Wednesday, February 25, 2015

Seven-hour Goat Leg, Carrot Purée, Watercress, Pistachios and Naan With 2013 Donkey & Goat Carignane

Eat more goat.

Because goat is good. And cheap. Go to Farm City on Devon, people. Farm City on Devon. When we moved to Chicago 11 years ago, our first meat purchase at Paulina Meat Market felt like we'd made a quantum leap in the quality of our meat, and food in general. The discovery of Farm City in the last year or so feels like another step forward in quality and pleasure. This is fantastic stuff. If you find food to be merely sustenance, that's too bad. Winnowing something you do at least twice a day, something with the potential to offer so much joy down to simply 'energy' feels sad to me.

This meal had a passing resemblance to one of our favorite meals over the last few years, the place where great goat became known to us, at Komi in D.C..

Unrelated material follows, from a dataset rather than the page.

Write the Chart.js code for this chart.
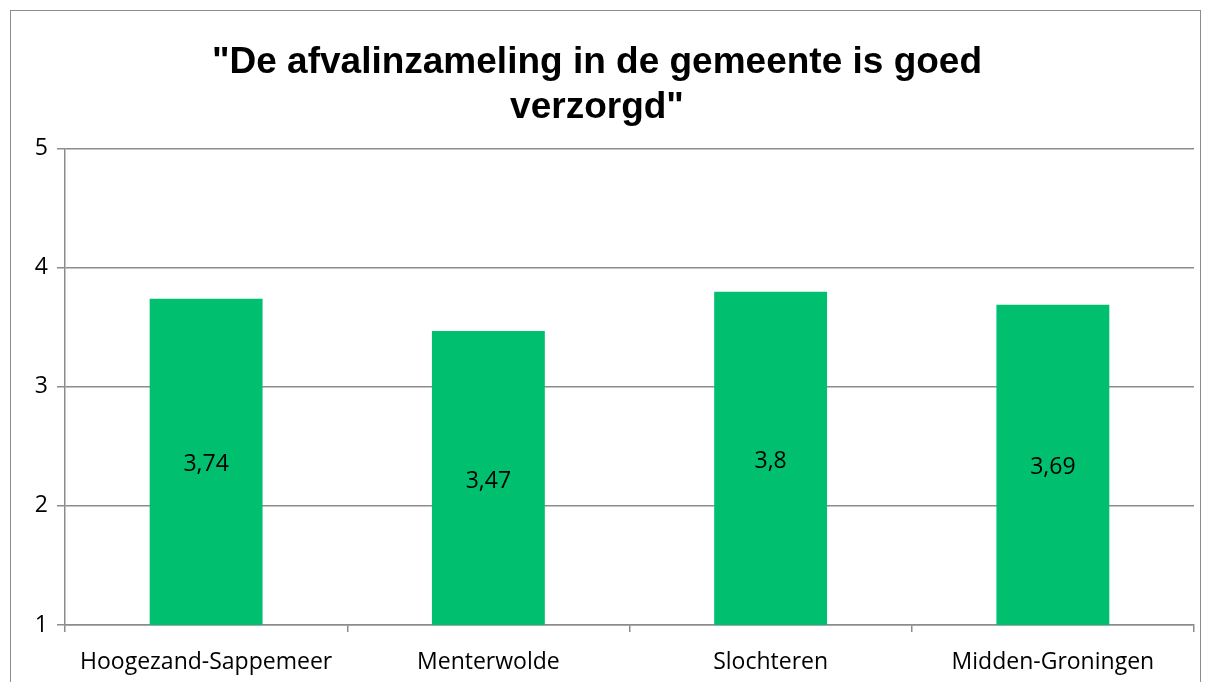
<!DOCTYPE html>
<html>
<head>
<meta charset="utf-8">
<script src="https://cdn.jsdelivr.net/npm/chart.js@4.4.1/dist/chart.umd.min.js"></script>
<style>
  html, body { margin: 0; padding: 0; background: #fff; }
  #wrap { position: relative; width: 1212px; height: 682px; overflow: hidden; }
  #frame { position: absolute; left: 10px; top: 10px; width: 1191px; height: 700px; border: 1.5px solid #8c8c8c; box-sizing: border-box; }
  canvas { position: absolute; left: 0; top: 0; }
</style>
</head>
<body>
<div id="wrap">
  <div id="frame"></div>
  <canvas id="chart" width="1212" height="682"></canvas>
</div>
<script>
// Chart data
const categories = ['Hoogezand-Sappemeer', 'Menterwolde', 'Slochteren', 'Midden-Groningen'];
const scores = [3.74, 3.47, 3.8, 3.69];
const titleLines = ['"De afvalinzameling in de gemeente is goed', 'verzorgd"'];

const barGreen = 'rgb(0, 192, 111)';
const axisGray = '#8c8c8c';
const labelFont = "'Open Sans', 'Noto Sans', sans-serif";

// Value label in the middle of the visible bar, Dutch decimal comma
const barValueLabels = {
  id: 'barValueLabels',
  afterDatasetsDraw: (chart) => {
    const ctx = chart.ctx;
    const meta = chart.getDatasetMeta(0);
    const bottom = chart.scales.y.bottom;
    ctx.save();
    ctx.font = '23px ' + labelFont;
    ctx.fillStyle = '#000';
    ctx.textAlign = 'center';
    ctx.textBaseline = 'middle';
    meta.data.forEach((bar, i) => {
      const y = (bar.y + Math.min(bar.base, bottom)) / 2 + 3;
      ctx.fillText(String(scores[i]).replace('.', ','), bar.x, y);
    });
    ctx.restore();
  }
};

const ctx = document.getElementById('chart');
new Chart(ctx, {
  type: 'bar',
  data: {
    labels: categories,
    datasets: [{
      data: scores,
      backgroundColor: barGreen,
      borderWidth: 0,
      barPercentage: 0.4,
      categoryPercentage: 1
    }]
  },
  options: {
    responsive: false,
    animation: false,
    layout: { padding: { top: 10, right: 18, left: 0, bottom: 0 } },
    plugins: {
      legend: { display: false },
      tooltip: { enabled: false },
      title: {
        display: true,
        text: titleLines,
        color: '#000',
        font: { family: "'Liberation Sans', Arial, sans-serif", size: 37, weight: 'bold', lineHeight: 1.2 },
        padding: { top: 31, bottom: 19 }
      }
    },
    scales: {
      x: {
        grid: { drawOnChartArea: false, drawTicks: true, tickLength: 7, color: axisGray, lineWidth: 1.5 },
        border: { color: axisGray, width: 1.5 },
        ticks: { color: '#000', font: { family: labelFont, size: 23 }, padding: 17, maxRotation: 0 },
        afterFit: (scale) => { scale.height = 57; }
      },
      y: {
        min: 1,
        max: 5,
        ticks: { stepSize: 1, color: '#000', font: { family: labelFont, size: 23 }, padding: 9 },
        grid: { color: axisGray, lineWidth: 1.5, tickLength: 8 },
        border: { color: axisGray, width: 1.5 },
        afterFit: (scale) => { scale.width = 65; }
      }
    }
  },
  plugins: [barValueLabels]
});
</script>
</body>
</html>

It's well-done goat, a seven-hour roast of goat, slathered with harissa paste, cooked with tomatoes, onions, garlic, bay, verjus, etc. (recipe here - Molly Stevens, modified to a slow roast in a closed dutch oven). The heat from the harissa mellowed out in the roasting, turning this goat into delicious and balanced goat. It's not medium-rare goat, which was so damn close to Komi's goat, but this is perfect build-your-own goat bites with these accompaniments:

1. Watercress, pistachio and orange-blossom salad (Ligaya Mishan)

2. Spicy Carrot Purée (Claudia Roden)

3. Homemade naan with nigella and fennel seeds (Aarti Sequeira)

All three recipes followed to the letter. All of them easy, with enormous pay-off by themselves and relative to the work involved.

Naan topped with goat-tomato-onion-juice, followed by carrot purée and a heap of watercress and herbs. Pick and choose, mix and match. This meal was about 20 mini-flatbread bites of some of the best food we've had this year.

Served with 2013 Donkey & Goat Old Vine Carignane Testa Vineyard Mendocino ($30 - Binny's). Nice plum, nice funk after the clean, polished front entrance. Pure fruit, medium length, maybe a touch young, as it didn't stretch itself out much. Missed the floral and mineral notes from the wine notes. Pleasant, but not what we were looking for here. With carignan, we want that country feel, a rustic burliness that shows up just when you think it's a fine enough, light-ish quaffer. Good carignan is like a movie that takes a perfectly dark turn. Didn't find that here, at least with this food. But Donkey & Goat is basically across the street from Broc Cellars in Berkeley. That trip is gonna happen sometime.